In a modest Beijing apartment, a quiet partnership is unfolding between human and machine. Lin Meiqiong, a 56-year-old professional cleaner, guides an AI-powered domestic robot through its tasks. While the robot’s mechanical arms glide across surfaces, picking up scattered items and carefully folding laundry, Lin remains a vigilant supervisor, stepping in whenever the machine hesitates or fumbles. For her, this new colleague offers a measure of relief—making certain chores slightly less physically demanding—but it is far from autonomous. Her presence is essential, highlighting that in the realm of domestic care, the human touch remains irreplaceable. This scene, once the stuff of science fiction, is now a tangible experiment in China’s bustling capital, signaling a cautious entry of advanced robotics into the intimate space of the home.
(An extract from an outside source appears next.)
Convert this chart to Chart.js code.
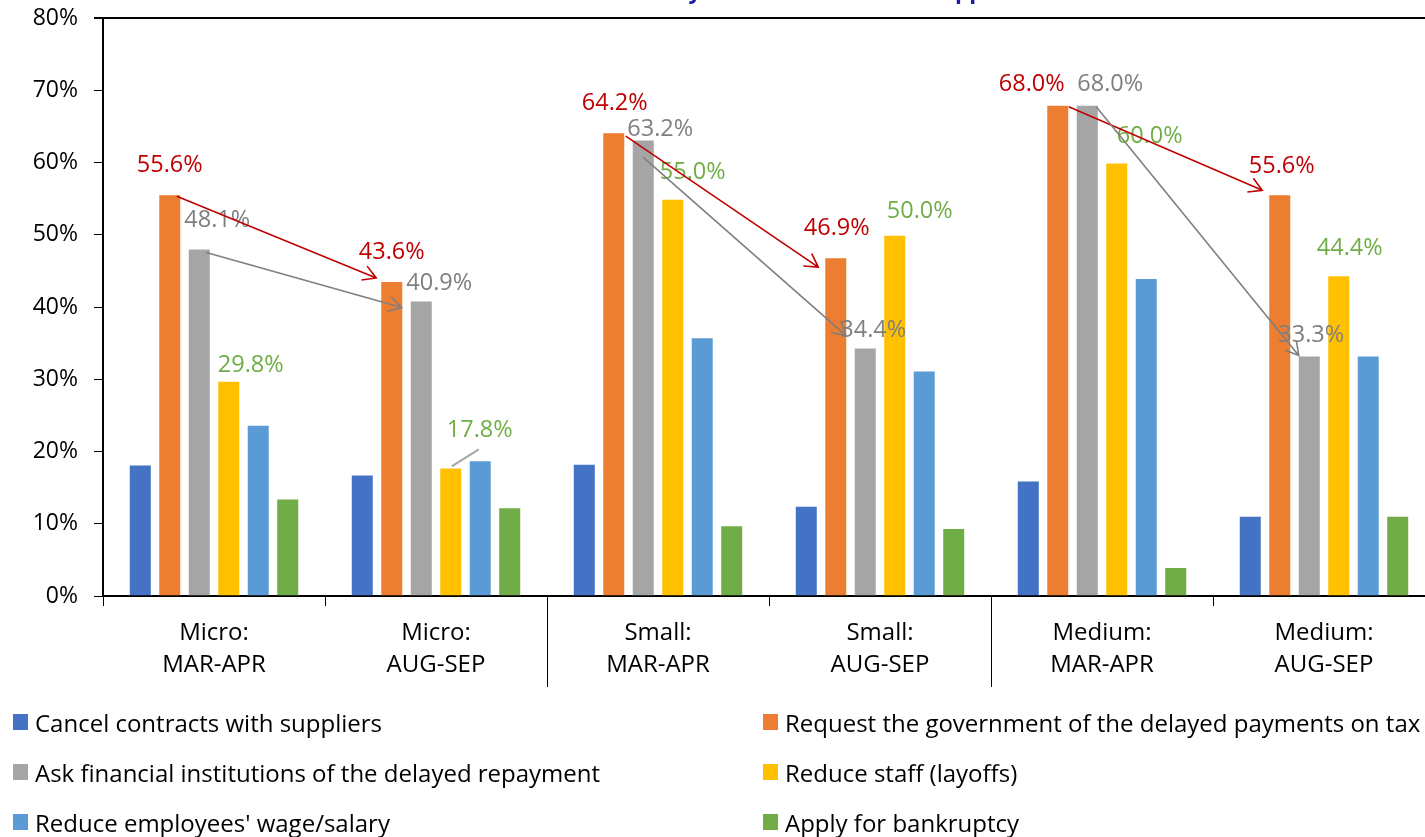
<!DOCTYPE html>
<html>
<head>
<meta charset="utf-8">
<title>Measures taken by SMEs</title>
<script src="https://cdn.jsdelivr.net/npm/chart.js@4.4.0/dist/chart.umd.min.js"></script>
<style>
  html, body { margin: 0; padding: 0; background: #fff; width: 1425px; height: 837px; overflow: hidden; }
  #wrap { position: relative; width: 1425px; height: 837px; overflow: hidden; }
  #chart { position: absolute; left: 0; top: 0; }
  #legend { position: absolute; left: 0; top: 0; width: 1425px; height: 837px; pointer-events: none;
            font-family: "Open Sans", Lato, sans-serif; font-size: 24px; color: #000; }
  .item { position: absolute; display: flex; align-items: center; white-space: nowrap; height: 30px; }
  .sw { width: 15px; height: 16px; margin-right: 7px; flex: none; }
</style>
</head>
<body>
<div id="wrap">
  <canvas id="chart" width="1445" height="837"></canvas>
  <div id="legend"></div>
</div>
<script>
// ---- data ----
const categories = [
  ['Micro:', 'MAR-APR'], ['Micro:', 'AUG-SEP'],
  ['Small:', 'MAR-APR'], ['Small:', 'AUG-SEP'],
  ['Medium:', 'MAR-APR'], ['Medium:', 'AUG-SEP']
];
const seriesNames = [
  'Cancel contracts with suppliers',
  'Request the government of the delayed payments on tax',
  'Ask financial institutions of the delayed repayment',
  'Reduce staff (layoffs)',
  "Reduce employees' wage/salary",
  'Apply for bankruptcy'
];
const cancelContracts = [18.2, 16.8, 18.3, 12.5, 16.0, 11.1];
const delayedTax      = [55.6, 43.6, 64.2, 46.9, 68.0, 55.6];
const delayedRepay    = [48.1, 40.9, 63.2, 34.4, 68.0, 33.3];
const reduceStaff     = [29.8, 17.8, 55.0, 50.0, 60.0, 44.4];
const reduceWages     = [23.7, 18.8, 35.8, 31.2, 44.0, 33.3];
const bankruptcy      = [13.5, 12.3, 9.8, 9.4, 4.0, 11.1];
const yTickValues = [0, 10, 20, 30, 40, 50, 60, 70, 80];
const titleText = 'Measures taken by SMEs without state support';

// ---- styling ----
const FONT = '"Open Sans", Lato, sans-serif';
const seriesColors = ['#4472C4', '#ED7D31', '#A5A5A5', '#FFC000', '#5B9BD5', '#70AD47'];
const seriesValues = [cancelContracts, delayedTax, delayedRepay, reduceStaff, reduceWages, bankruptcy];

// value labels: which series are labelled, their colour, and per-bar nudges (dx, dy from bar top centre)
const labelStyles = [
  { ds: 1, color: '#C00000', nudge: [[0,-29],[0,-29],[1,-29],[1,-29],[-26,-20],[2,-28]] },
  { ds: 2, color: '#7F7F7F', nudge: [[18,-28],[18,-17],[17,-10],[8,-17],[23,-20],[2,-20]] },
  { ds: 3, color: '#70AD47', nudge: [[22,-15],[29,-37],[20,-26],[25,-23],[33,-26],[11,-27]] }
];
// leader line for the one label moved away from its bar (series 3, bar 1)
const leaders = [{ ds: 3, idx: 1, from: [28, -18], to: [1, -1], color: '#A6A6A6' }];

// trend arrows from the MAR-APR bar to the AUG-SEP bar of the same size class
const arrowStyles = [
  { ds: 1, from: 0, to: 1, color: '#C00000', s: [7, 2],  e: [-4, -3] },
  { ds: 2, from: 0, to: 1, color: '#7F7F7F', s: [7, 4],  e: [-8, 7] },
  { ds: 1, from: 2, to: 3, color: '#C00000', s: [12, 4], e: [-6, 10] },
  { ds: 2, from: 2, to: 3, color: '#7F7F7F', s: [0, 18], e: [-8, -12] },
  { ds: 1, from: 4, to: 5, color: '#C00000', s: [11, 2], e: [-6, -4] },
  { ds: 2, from: 4, to: 5, color: '#7F7F7F', s: [9, 2],  e: [1, 0] }
];

const fmt = v => v.toFixed(1) + '%';

// draws the value labels, leaders and arrows on top of the bars
const annotations = {
  id: 'annotations',
  afterDatasetsDraw(chart) {
    const ctx = chart.ctx;
    ctx.save();
    ctx.font = '23.5px ' + FONT;
    ctx.textAlign = 'center';
    ctx.textBaseline = 'middle';
    labelStyles.forEach(ls => {
      const meta = chart.getDatasetMeta(ls.ds);
      meta.data.forEach((bar, j) => {
        const v = chart.data.datasets[ls.ds].data[j];
        ctx.fillStyle = ls.color;
        ctx.fillText(fmt(v), bar.x + ls.nudge[j][0], bar.y + ls.nudge[j][1]);
      });
    });
    leaders.forEach(l => {
      const bar = chart.getDatasetMeta(l.ds).data[l.idx];
      ctx.strokeStyle = l.color;
      ctx.lineWidth = 2;
      ctx.beginPath();
      ctx.moveTo(bar.x + l.from[0], bar.y + l.from[1]);
      ctx.lineTo(bar.x + l.to[0], bar.y + l.to[1]);
      ctx.stroke();
    });
    arrowStyles.forEach(a => {
      const meta = chart.getDatasetMeta(a.ds);
      const b0 = meta.data[a.from], b1 = meta.data[a.to];
      const x0 = b0.x + a.s[0], y0 = b0.y + a.s[1];
      const x1 = b1.x - b1.width / 2 + a.e[0], y1 = b1.y + a.e[1];
      const ang = Math.atan2(y1 - y0, x1 - x0);
      const head = 15, spread = Math.PI / 6;
      ctx.strokeStyle = a.color;
      ctx.lineWidth = 1.6;
      ctx.beginPath();
      ctx.moveTo(x0, y0);
      ctx.lineTo(x1, y1);
      ctx.moveTo(x1 - head * Math.cos(ang - spread), y1 - head * Math.sin(ang - spread));
      ctx.lineTo(x1, y1);
      ctx.lineTo(x1 - head * Math.cos(ang + spread), y1 - head * Math.sin(ang + spread));
      ctx.stroke();
    });
    ctx.restore();
  },
  afterDraw(chart) {
    const ctx = chart.ctx;
    const xs = chart.scales.x;
    ctx.save();
    // long dividers between size classes on the category axis
    ctx.strokeStyle = '#000';
    ctx.lineWidth = 1;
    for (let i = 1; i < categories.length; i++) {
      if (categories[i][0] !== categories[i - 1][0]) {
        const x = Math.round((xs.getPixelForValue(i - 1) + xs.getPixelForValue(i)) / 2) + 0.5;
        ctx.beginPath();
        ctx.moveTo(x, chart.chartArea.bottom);
        ctx.lineTo(x, 687);
        ctx.stroke();
      }
    }
    // title (sits above the top edge of the page)
    ctx.font = 'bold 22.5px ' + FONT;
    ctx.fillStyle = '#1C1CA8';
    ctx.textAlign = 'left';
    ctx.textBaseline = 'alphabetic';
    const pre = ctx.measureText('Measures taken b').width;
    const yw = ctx.measureText('y').width;
    ctx.fillText(titleText, 695 - pre - yw / 2, -2.5);
    ctx.restore();
  }
};

const chart = new Chart(document.getElementById('chart'), {
  type: 'bar',
  data: {
    labels: categories,
    datasets: seriesValues.map((vals, i) => ({
      label: seriesNames[i],
      data: vals,
      backgroundColor: seriesColors[i],
      borderColor: 'rgba(255,255,255,0.55)',
      borderWidth: 1,
      categoryPercentage: 0.797,
      barPercentage: 0.78
    }))
  },
  options: {
    responsive: false,
    animation: false,
    events: [],
    layout: { padding: { top: 18, right: 10, left: 0, bottom: 0 } },
    plugins: { legend: { display: false }, tooltip: { enabled: false }, title: { display: false } },
    scales: {
      x: {
        grid: { offset: true, drawOnChartArea: false, color: '#000', tickColor: '#000', tickLength: 10, lineWidth: 1 },
        border: { color: '#000', width: 2 },
        ticks: { color: '#000', font: { family: FONT, size: 24, lineHeight: '32px' }, padding: 11,
                 maxRotation: 0, autoSkip: false },
        afterFit(s) { s.height = 241; }
      },
      y: {
        min: 0, max: 80,
        afterBuildTicks(s) { s.ticks = yTickValues.map(v => ({ value: v })); },
        ticks: { color: '#000', font: { family: FONT, size: 23, lineHeight: '4px' }, padding: 16, callback: v => v + '%' },
        grid: {
          color: c => (c.tick && c.tick.value === 80) ? '#000' : 'rgba(0,0,0,0)',
          lineWidth: c => (c.tick && c.tick.value === 80) ? 2 : 1,
          tickColor: '#000', tickLength: 9
        },
        border: { color: '#000', width: 2 },
        afterFit(s) { s.width = 103; }
      }
    }
  },
  plugins: [annotations]
});

// two-column legend under the axis
const legend = document.getElementById('legend');
seriesNames.forEach((name, i) => {
  const el = document.createElement('div');
  el.className = 'item';
  el.style.left = (i % 2 === 0 ? 13 : 763) + 'px';
  el.style.top = (707 + Math.floor(i / 2) * 50) + 'px';
  const sw = document.createElement('span');
  sw.className = 'sw';
  sw.style.background = seriesColors[i];
  const tx = document.createElement('span');
  tx.textContent = name;
  el.appendChild(sw);
  el.appendChild(tx);
  legend.appendChild(el);
});
</script>
</body>
</html>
The technology behind this helper is a collaboration between the online service platform 58.com and robotics firm X Square. Equipped with cameras and agile mechanical limbs, the robot scans rooms in real time, identifying clutter and disorder with surprising accuracy. Its programming allows it to distinguish between a stray sock and a discarded paper cup, deciding which to discard and which to tidy. Yet for all its visual intelligence, the machine often struggles with basic manual dexterity—tasks as simple as grasping a delicate glass or smoothing the wrinkles from a shirt can become stumbling blocks. Engineers acknowledge these limitations openly, describing the current model not as a finished product, but as a data-gathering prototype. Its primary mission is to learn from real-world environments, collecting the nuanced information needed to train more capable future systems.
Since March, around 200 households in Beijing and Shenzhen have participated in this living laboratory, each paying a trial fee of 149 yuan for a three-hour session. For residents, it is a glimpse into a possible future—a chance to witness domestic robotics firsthand, with a human cleaner like Lin ensuring nothing goes awry. For developers, these visits are invaluable, generating a continuous stream of data from unpredictable, everyday settings. The long-term goal is what researchers term “embodied AI”—artificial intelligence that doesn’t just process information but interacts physically with the world, learning from movement, touch, and consequence. Every folded towel and every misjudged grasp feeds into algorithms, gradually teaching machines how to navigate the beautiful, unstructured chaos of human living spaces.
However, the path from prototype to common household appliance is lined with significant hurdles. Experts point out that safety and privacy concerns loom large—having a mobile, camera-equipped machine in one’s home raises valid questions about data security and physical safety. Moreover, the current gap between robotic and human capability remains vast. Where a human cleaner intuitively adjusts pressure when wiping a fragile picture frame or senses the best way to organize a child’s cluttered play area, the robot operates on pre-set logic, lacking adaptability and true understanding. These aren’t merely technical challenges; they speak to the profound difference between programmed function and lived experience, between executing a task and performing a service with care.
The implications of this technological shift extend beyond convenience, touching on deeper social and economic questions. For professionals like Lin Meiqiong, such robots could evolve into supportive tools that reduce physical strain and increase efficiency. Yet there is also an underlying anxiety about automation gradually encroaching upon human jobs, particularly in service sectors long defined by personal attention. Developers are quick to frame the technology as collaborative—a partnership that augments human labor rather than replacing it. Still, the broader adoption of domestic robots will depend not only on overcoming technical barriers but also on building trust, ensuring affordability, and redefining the value of human presence in automated spaces.
In the end, the quiet collaboration in a Beijing apartment is a microcosm of a larger transition. It reflects a world cautiously exploring how intelligent machines can share our daily lives, not as replacements, but as evolving companions in routine labor. For now, robots like the one working beside Lin remain learners—awkward, promising, and entirely dependent on human guidance. Their presence reminds us that the journey toward seamless human-robot coexistence is as much about empathy and ethics as it is about engineering. As this experiment continues, it will be shaped not only by algorithms and sensors, but by the people who teach, oversee, and ultimately decide what role technology should play in the heart of the home.